Walk into any corner of Milwaukee this week and the vibe is unmistakable: this isn’t blind optimism, it’s conviction. The Milwaukee Brewers didn’t just win a bunch of close games or catch a soft month — they authored a record-setting regular season while rewriting the way they win. Pat Murphy’s club leans into a clubhouse built on accountability, the kind that turns 1–0 grinders into full-team celebrations.
Expectations outside the city were modest back in March. Inside the room, the standard never budged. By October, the rest of the league had caught up to what the Brewers already knew: this team’s floor is high, and its ceiling keeps rising.

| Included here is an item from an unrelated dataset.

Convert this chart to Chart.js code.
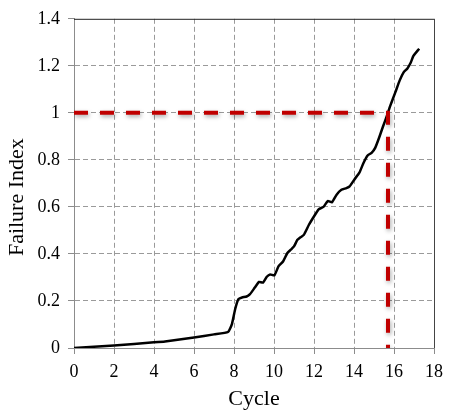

That’s why home-field advantage matters so much here. For the first time since 1982, Milwaukee holds the bracket’s top seed and the right to make everyone fly to American Family Field. The bye is more than a breather; it’s a chance to reset the rotation, weaponize matchups, and let sore bodies sharpen rather than simply heal. It removes the best-of-three coin flip that has tripped so many great seasons and replaces it with a series length that rewards depth, discipline, and a true sense of identity — three things the Brewers have in spades.
Brewers’ historic season has fans daring to believe
Start with the balance. Milwaukee set a franchise record with 97 wins because they could beat you in any lane: an offense that finished third in runs scored (806) without living and dying by the long ball (22nd in homers, 166), and a pitching staff that ranked second in ERA by choking off big innings before they formed. The philosophy is simple and ruthless — get on base, pressure mistakes, play clean defense, and trust that run prevention travels. It’s not flashy; it’s sustainable. And in October, sustainable plays.
That balance is anchored by a star who looks like himself again. Christian Yelich’s resurgence (29 homers, 103 RBIs) gave the lineup its old heartbeat back. His bounce-back season didn’t just add production; it restored shape to the order, letting the table-setters do their work and the middle of the lineup stack traffic. The Brewers don’t rely on any one hitter to carry them, but having an MVP-caliber presence again changes the math in every late inning.
If spring questions hovered anywhere, they hovered over the bullpen — especially after the Devin Williams trade. By August, that narrative was toast. Trevor Megill pitched like an All-Star, and a “perceived weakness” turned into a runway of different looks and late-inning answers: Abner Uribe’s electricity, Nick Mears’ reliability, Grant Anderson’s revival, Jared Koenig’s execution. Milwaukee doesn’t wait for the ninth to use its best arms; they hunt leverage and steal outs when the game actually swings. That’s postseason baseball.
And then there’s the quiet selflessness that makes the machine hum. Starters sliding into hybrid roles didn’t sulk; they sharpened the blade. DL Hall and Tobias Myers embraced bullpen assignments built for fire drills, and even Jacob Misiorowski — who has starter’s stuff for the next decade — plans to come out of the ‘pen in October. That kind of buy-in turns the middle innings into a fortress. It also gives Murphy the freedom to play the game in three-out chunks: open the door with the starter, slam it with power and angle, and let the matchup tree do the rest.
This, ultimately, is why Brewers fans believe this year is different. It’s not just the wins, or the seeding, or the noise under the roof — it’s the clarity. Milwaukee knows exactly who it is, and it built a roster to win the messy middle where playoff games actually turn. A historic regular season, home-field throughout, a lineup that manufactures runs, a staff that shortens games, a bullpen reborn, and a clubhouse willing to trade titles for roles. Add it up, and you don’t just get hope. You get a path. And for the first time in a long time, the path to a parade runs through Milwaukee.